All eyes on London: how the world saw 2012

Elizabeth Fournier
“For a fortnight, a stiff upper lip curls into a smile,” declared the New York Times, hailing the feelgood atmosphere of London 2012 as a surprising change of pace from the usually reserved Brits. From the “properly spectacular and deeply, ironically and absurdly British” spectacle of the opening ceremony to the first super Saturday when “the whole of Britain seemed nearly to come unglued,” the US press has been more than happy to jump firmly on the London 2012 bandwagon, with one Washington Post journalist even declaring: “I like to be on the winning side, and the winning side in this Olympics is British.”

The Chinese media was also surprised by Britain’s newfound ability for joy and national pride. “The majesty and the misery is what we have come to expect from the British,” said the South China Morning Post. “For 17 days, though, in the summer of 2012, it was far more majesty then misery.” The People’s Daily was less fawning though, raising concerns of an anti-Chinese bias from both crowds and judges that “is hard to explain as inadvertent missteps – it might be closer to the truth to see it as deliberate attacking and interference”.

The Sydney Herald’s “Oz vs Them-o-meter” may have looked badly judged as Team GB’s medal count rose, but the Aussies were generous in defeat: “London, you didn’t half do a decent job,” said the Sydney Morning Herald. “These Olympics had Sydney’s vibrancy, Athens’s panache, Beijing’s efficiency, and added British know-how and drollery.” Though one tabloid may have created an AusZealand medal table in protest at Team GB’s component countries, overall Australia was caught in the “incandescent glow over London today”.

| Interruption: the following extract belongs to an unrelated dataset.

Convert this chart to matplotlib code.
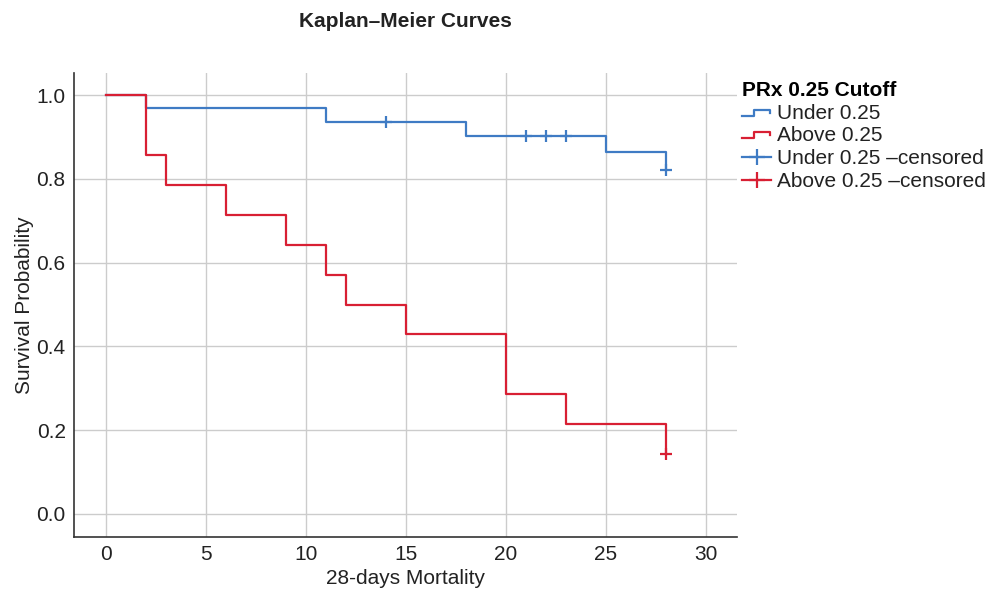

After the “special and uniquely British demonstration of the Olympic spirit” that was the opening ceremony, it was down to business for the Danes, with the Copenhagen Post declaring “sea wars” on Team GB sailing legend Ben Ainslie as he took to the water to challenge rival Jonas Hoegh Christensen. Though it was silver for Denmark in Weymouth, Lasse Norman Hansen was the national hero after breaking Team GB’s domination of the velodrome and taking home gold in the Omnium. The country’s Crown Prince Frederik, meanwhile, floated the idea of a Games hosted jointly by Denmark, Sweden and Norway as a potential future bid.

“Mavic wheels or magic wheels?” asked L’Equipe, the day after Team GB cycling coach Dave Brailsford joked that “there’s no secret about our wheels: they’re round”. Cycling rivalry aside, Libération was impressed with London’s “carnival” spirit and the “wave of euphoria” in the capital. It was, however, less enamoured with Dutch domination of the beer supply – “Do not bother to look for a good English ale or lager, there is none” – possibly the first time the French have ever expressed a fondness for British cuisine.